Puis il s’attaque au digital tout en restant dans le storytelling. « J’avais pas encore de projet précis, je voulais faire une pause par rapport à tout ce qui était divertissement etc. Je suis allé à des meet-ups pour rencontrer plusieurs personnes dans le digital, et à plusieurs hackathon ». Il décide d’effectuer un road trip en Asie. Il visite tour à tour l’Indonésie, Singapour et le Viêt Nam. « J’ai été interpellé par la façon avec laquelle ces gens consommait leur contenu local. Sur leurs smartphones, leurs ordinateurs ou leurs tablettes, ils avaient leurs propres stars, leur propres blockbusters ». À son retour en France il décide d’explorer d’avantage le monde de la tech. Il rejoint un ami qui séjourne à San Francisco pendant un mois, avec pour objectif monter un projet dans la food. Après un passage à New-York il rentre à Paris, où il reçoit plusieurs propositions de producteurs et d’artistes, notamment de Fabrice Eboué et d’Europacorp, qu’il accepte. L’un lui propose d’écrire un remake d‘Intouchables (un peu cliché à son goût) et l’autre lui propose un projet TV racontant l’histoire d’une famille noire, qui ne trouve aucun diffuseur.

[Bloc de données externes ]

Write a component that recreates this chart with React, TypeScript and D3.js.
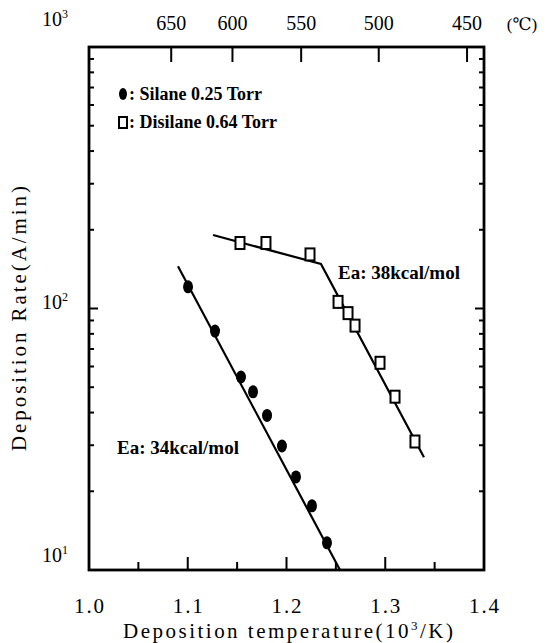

Un déclic se produit alors. « Je me suis dis qu’il y avait d’un côté des gens capables d’écrire des histoires qui sortent des clichés sur les afro-descendants et de l’autre du contenu qui existait déjà, produit aux États-Unis et en Afrique. Et puis il y a avait une forte demande des gens qui m’entouraient ». Informé de l’arrivée imminente du géant Netflix et du travail d’évangélisation qu’il allait effectuer afin d’attirer les gens vers le streaming, il décide alors de lancer en novembre 2013 Afrostream, une plate-forme de streaming proposant du contenu orienté vers la culture afro-descendante… Avec le succès qu’on lui connaît aujourd’hui.